- [Dataset extract]:
┄┄┄┄┄┄┄┄┄┄
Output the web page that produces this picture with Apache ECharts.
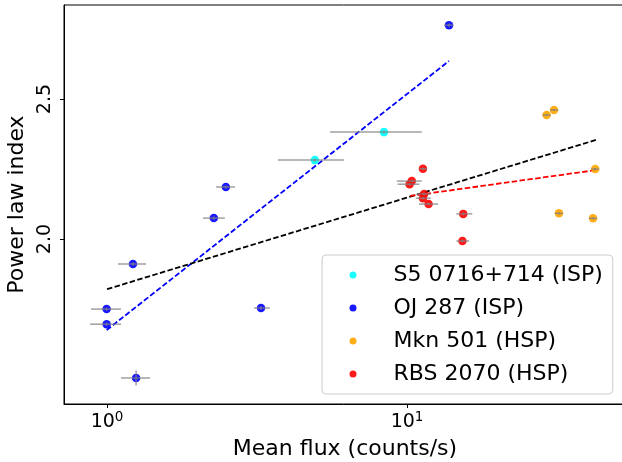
<!DOCTYPE html>
<html>
<head>
<meta charset="utf-8">
<script src="https://cdn.jsdelivr.net/npm/echarts@6/dist/echarts.min.js"></script>
<style>html,body{margin:0;padding:0;background:#fff;}#c{width:622px;height:462px;}</style>
</head>
<body>
<div id="c"></div>
<script>
// ---- data ----
const seriesNames = ['S5 0716+714 (ISP)', 'OJ 287 (ISP)', 'Mkn 501 (HSP)', 'RBS 2070 (HSP)'];

const s5X    = [4.93, 8.38];
const s5Y    = [2.282, 2.382];
const s5XLo  = [3.71, 5.54];
const s5XHi  = [6.17, 11.2];
const s5YErr = [0.006, 0.006];

const ojX    = [13.8, 2.49, 2.27, 1.22, 0.997, 0.997, 3.26, 1.25];
const ojY    = [2.764, 2.186, 2.075, 1.911, 1.750, 1.696, 1.754, 1.504];
const ojXLo  = [13.3, 2.31, 2.09, 1.088, 0.884, 0.878, 3.09, 1.113];
const ojXHi  = [14.3, 2.67, 2.47, 1.349, 1.113, 1.113, 3.49, 1.391];
const ojYErr = [0.006, 0.006, 0.006, 0.006, 0.006, 0.006, 0.006, 0.027];

const mknX    = [29.2, 30.9, 42.4, 32.1, 41.7];
const mknY    = [2.443, 2.461, 2.250, 2.092, 2.074];
const mknXLo  = [28.3, 30.0, 41.1, 31.1, 40.4];
const mknXHi  = [30.1, 31.9, 43.7, 33.1, 43.0];
const mknYErr = [0.004, 0.004, 0.004, 0.004, 0.004];

const rbsX    = [11.3, 10.37, 10.2, 11.4, 11.3, 11.8, 15.4, 15.3];
const rbsY    = [2.251, 2.207, 2.196, 2.161, 2.146, 2.125, 2.090, 1.993];
const rbsXLo  = [11.0, 9.25, 9.3, 10.8, 10.7, 10.96, 14.6, 14.6];
const rbsXHi  = [11.66, 11.2, 11.0, 12.0, 12.0, 12.7, 16.5, 16.1];
const rbsYErr = [0.005, 0.005, 0.005, 0.005, 0.005, 0.005, 0.005, 0.005];

const ojFitX  = [0.997, 13.8];
const ojFitY  = [1.675, 2.636];
const allFitX = [1.0, 42.6];
const allFitY = [1.821, 2.354];
const rbsFitX = [10.23, 42.4];
const rbsFitY = [2.154, 2.246];

const xTicks = [1, 10];
const yTicks = [2.0, 2.5];
const xMin = 0.7187, xMax = 53.7;
const yMin = 1.411, yMax = 2.836;

// ---- build ----
const colors = ['#00ffff', '#0000ff', '#ffa500', '#ff0000'];
const groups = [
  [s5X, s5Y, s5XLo, s5XHi, s5YErr],
  [ojX, ojY, ojXLo, ojXHi, ojYErr],
  [mknX, mknY, mknXLo, mknXHi, mknYErr],
  [rbsX, rbsY, rbsXLo, rbsXHi, rbsYErr]
];
const font = 'DejaVu Sans';
const series = [];

function pairs(xs, ys) { return xs.map((x, i) => [x, ys[i]]); }

[[ojFitX, ojFitY, '#0000ff'], [allFitX, allFitY, '#000000'], [rbsFitX, rbsFitY, '#ff0000']].forEach(([fx, fy, c]) => {
  series.push({
    type: 'line', data: pairs(fx, fy), symbol: 'none', silent: true, z: 2,
    lineStyle: { color: c, width: 1.8, type: [5.5, 2.4] }
  });
});

groups.forEach((g, k) => {
  series.push({
    name: seriesNames[k], type: 'scatter', data: pairs(g[0], g[1]),
    symbol: 'circle', symbolSize: 8.5, z: 3,
    itemStyle: { color: colors[k], opacity: 0.9 }
  });
});

const errData = [];
groups.forEach(g => {
  g[0].forEach((x, i) => errData.push([x, g[1][i], g[2][i], g[3][i], g[4][i]]));
});
series.push({
  type: 'custom', z: 4, silent: true,
  data: errData,
  encode: { x: [0, 2, 3], y: 1 },
  renderItem: function (params, api) {
    const x = api.value(0), y = api.value(1), lo = api.value(2), hi = api.value(3), ye = api.value(4);
    const a = api.coord([lo, y]), b = api.coord([hi, y]);
    const c = api.coord([x, y - ye]), d = api.coord([x, y + ye]);
    const st = { stroke: '#808080', lineWidth: 1.5, opacity: 0.75 };
    return {
      type: 'group', children: [
        { type: 'line', shape: { x1: a[0], y1: a[1], x2: b[0], y2: b[1] }, style: st },
        { type: 'line', shape: { x1: c[0], y1: c[1], x2: d[0], y2: d[1] }, style: st }
      ]
    };
  }
});

const chart = echarts.init(document.getElementById('c'), null, { renderer: 'canvas' });
chart.setOption({
  animation: false,
  backgroundColor: '#ffffff',
  textStyle: { fontFamily: font },
  grid: { left: 64, top: 5, width: 562, height: 399, outerBoundsMode: 'none', containLabel: false, show: true, borderColor: '#000', borderWidth: 1, backgroundColor: 'transparent' },
  xAxis: {
    type: 'log', logBase: 10, min: xMin, max: xMax,
    name: 'Mean flux (counts/s)', nameLocation: 'middle', nameGap: 34,
    nameTextStyle: { fontSize: 22, color: '#000', fontFamily: font },
    axisLine: { show: true, lineStyle: { color: '#000', width: 1 } },
    axisTick: { show: true, customValues: xTicks, length: 4, inside: false, lineStyle: { color: '#000' } },
    minorTick: { show: false },
    splitLine: { show: false },
    axisLabel: {
      customValues: xTicks, margin: 6,
      formatter: function (v) { return '{b|10}{s|' + Math.round(Math.log10(v)) + '}'; },
      rich: {
        b: { fontSize: 19, lineHeight: 22, verticalAlign: 'bottom', color: '#000', fontFamily: font },
        s: { fontSize: 13.5, lineHeight: 10, verticalAlign: 'top', color: '#000', fontFamily: font }
      }
    }
  },
  yAxis: {
    type: 'value', min: yMin, max: yMax,
    name: 'Power law index', nameLocation: 'middle', nameGap: 34,
    nameTextStyle: { fontSize: 22, color: '#000', fontFamily: font },
    axisLine: { show: true, lineStyle: { color: '#000', width: 1 } },
    axisTick: { show: true, customValues: yTicks, length: 4, lineStyle: { color: '#000' } },
    splitLine: { show: false },
    axisLabel: {
      customValues: yTicks, rotate: 90, margin: 9, fontSize: 19, color: '#000', fontFamily: font,
      formatter: function (v) { return Number(v).toFixed(1); }
    }
  },
  legend: {
    data: seriesNames, orient: 'vertical', left: 322, top: 255,
    padding: [8, 10, 8, 27.5], itemGap: 9, itemWidth: 7, itemHeight: 7,
    icon: 'circle',
    backgroundColor: 'rgba(255,255,255,0.8)', borderColor: '#cccccc', borderWidth: 1, borderRadius: 4,
    textStyle: { fontSize: 22, lineHeight: 24, color: '#000', fontFamily: font, padding: [0, 0, 0, 32] }
  },
  series: series
});
</script>
</body>
</html>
┄┄┄┄┄┄┄┄┄┄
- [Task statement]: Return the material line for line, from its beginning to the line that contains "const seriesNames = ['S5", with the pictures left out.

- [Solution for this exercise]:
Output the web page that produces this picture with Apache ECharts.
<!DOCTYPE html>
<html>
<head>
<meta charset="utf-8">
<script src="https://cdn.jsdelivr.net/npm/echarts@6/dist/echarts.min.js"></script>
<style>html,body{margin:0;padding:0;background:#fff;}#c{width:622px;height:462px;}</style>
</head>
<body>
<div id="c"></div>
<script>
// ---- data ----
const seriesNames = ['S5 0716+714 (ISP)', 'OJ 287 (ISP)', 'Mkn 501 (HSP)', 'RBS 2070 (HSP)'];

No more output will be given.